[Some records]
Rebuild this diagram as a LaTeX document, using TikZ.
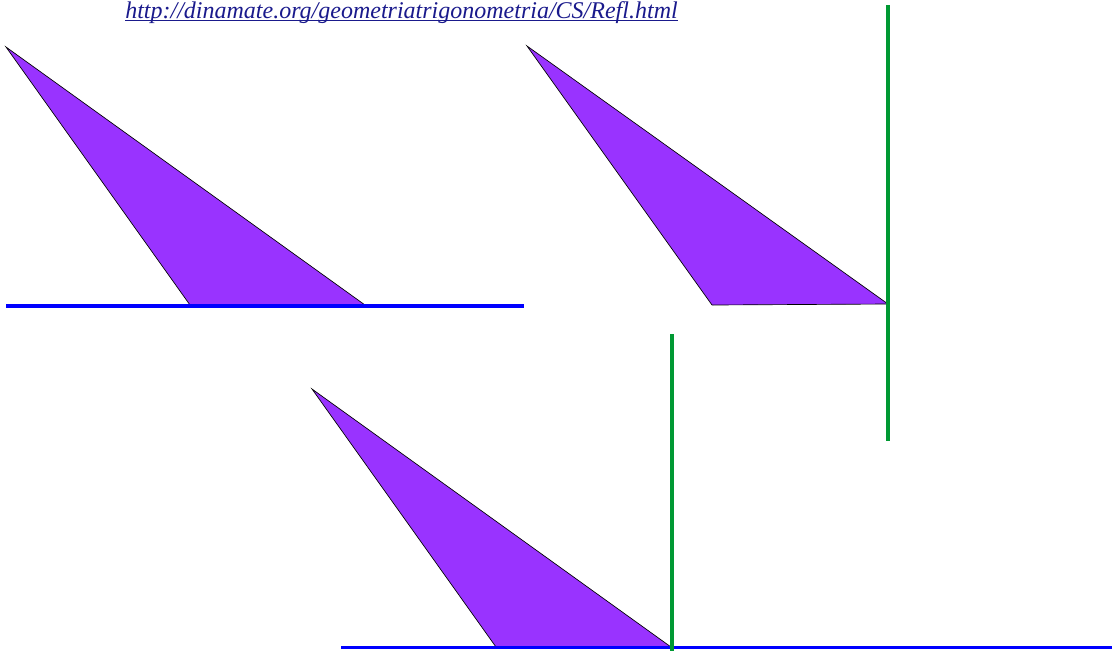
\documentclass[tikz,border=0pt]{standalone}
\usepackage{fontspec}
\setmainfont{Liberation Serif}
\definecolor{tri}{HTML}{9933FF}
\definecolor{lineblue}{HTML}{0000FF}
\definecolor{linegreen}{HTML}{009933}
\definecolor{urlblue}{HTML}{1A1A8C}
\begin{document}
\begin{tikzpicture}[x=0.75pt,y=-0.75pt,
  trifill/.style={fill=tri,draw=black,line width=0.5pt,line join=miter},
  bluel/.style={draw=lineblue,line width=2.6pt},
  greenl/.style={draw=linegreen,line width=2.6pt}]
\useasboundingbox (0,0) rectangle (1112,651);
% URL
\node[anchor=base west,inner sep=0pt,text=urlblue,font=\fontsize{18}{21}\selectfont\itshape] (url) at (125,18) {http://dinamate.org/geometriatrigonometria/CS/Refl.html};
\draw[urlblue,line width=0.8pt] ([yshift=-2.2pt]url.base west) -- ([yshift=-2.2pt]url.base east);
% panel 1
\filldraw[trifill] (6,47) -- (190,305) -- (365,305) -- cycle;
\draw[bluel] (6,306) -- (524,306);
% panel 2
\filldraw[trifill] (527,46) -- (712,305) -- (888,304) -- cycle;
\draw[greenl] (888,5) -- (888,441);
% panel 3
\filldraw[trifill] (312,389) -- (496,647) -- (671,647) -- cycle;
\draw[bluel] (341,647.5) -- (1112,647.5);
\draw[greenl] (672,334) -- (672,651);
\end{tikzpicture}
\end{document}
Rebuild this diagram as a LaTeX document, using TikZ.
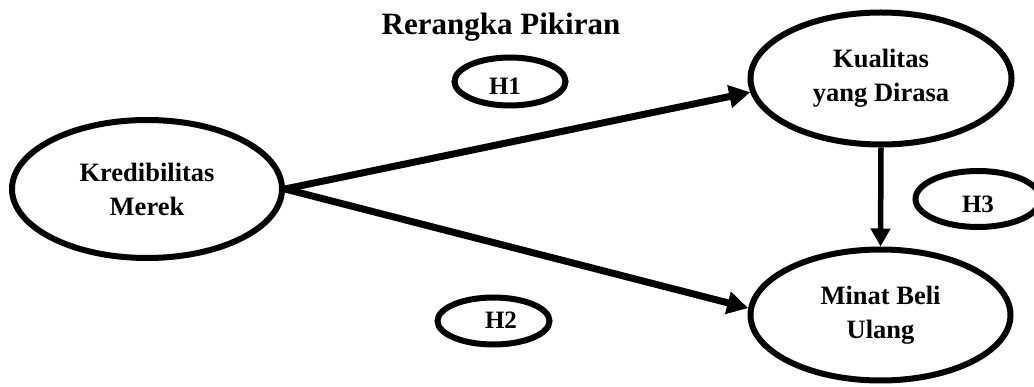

* **PROBLEM DETAILS**
Set down the records in full and exactly. Do not carry over any image.

* **EXPECTED ANSWER**
Rebuild this diagram as a LaTeX document, using TikZ.
\documentclass[tikz,border=0pt]{standalone}
\usepackage{fontspec}
\setmainfont{Liberation Serif}
\definecolor{tri}{HTML}{9933FF}
\definecolor{lineblue}{HTML}{0000FF}
\definecolor{linegreen}{HTML}{009933}
\definecolor{urlblue}{HTML}{1A1A8C}
\begin{document}
\begin{tikzpicture}[x=0.75pt,y=-0.75pt,
  trifill/.style={fill=tri,draw=black,line width=0.5pt,line join=miter},
  bluel/.style={draw=lineblue,line width=2.6pt},
  greenl/.style={draw=linegreen,line width=2.6pt}]
\useasboundingbox (0,0) rectangle (1112,651);
% URL
\node[anchor=base west,inner sep=0pt,text=urlblue,font=\fontsize{18}{21}\selectfont\itshape] (url) at (125,18) {http://dinamate.org/geometriatrigonometria/CS/Refl.html};
\draw[urlblue,line width=0.8pt] ([yshift=-2.2pt]url.base west) -- ([yshift=-2.2pt]url.base east);
% panel 1
\filldraw[trifill] (6,47) -- (190,305) -- (365,305) -- cycle;
\draw[bluel] (6,306) -- (524,306);
% panel 2
\filldraw[trifill] (527,46) -- (712,305) -- (888,304) -- cycle;
\draw[greenl] (888,5) -- (888,441);
% panel 3
\filldraw[trifill] (312,389) -- (496,647) -- (671,647) -- cycle;
\draw[bluel] (341,647.5) -- (1112,647.5);
\draw[greenl] (672,334) -- (672,651);
\end{tikzpicture}
\end{document}
Rebuild this diagram as a LaTeX document, using TikZ.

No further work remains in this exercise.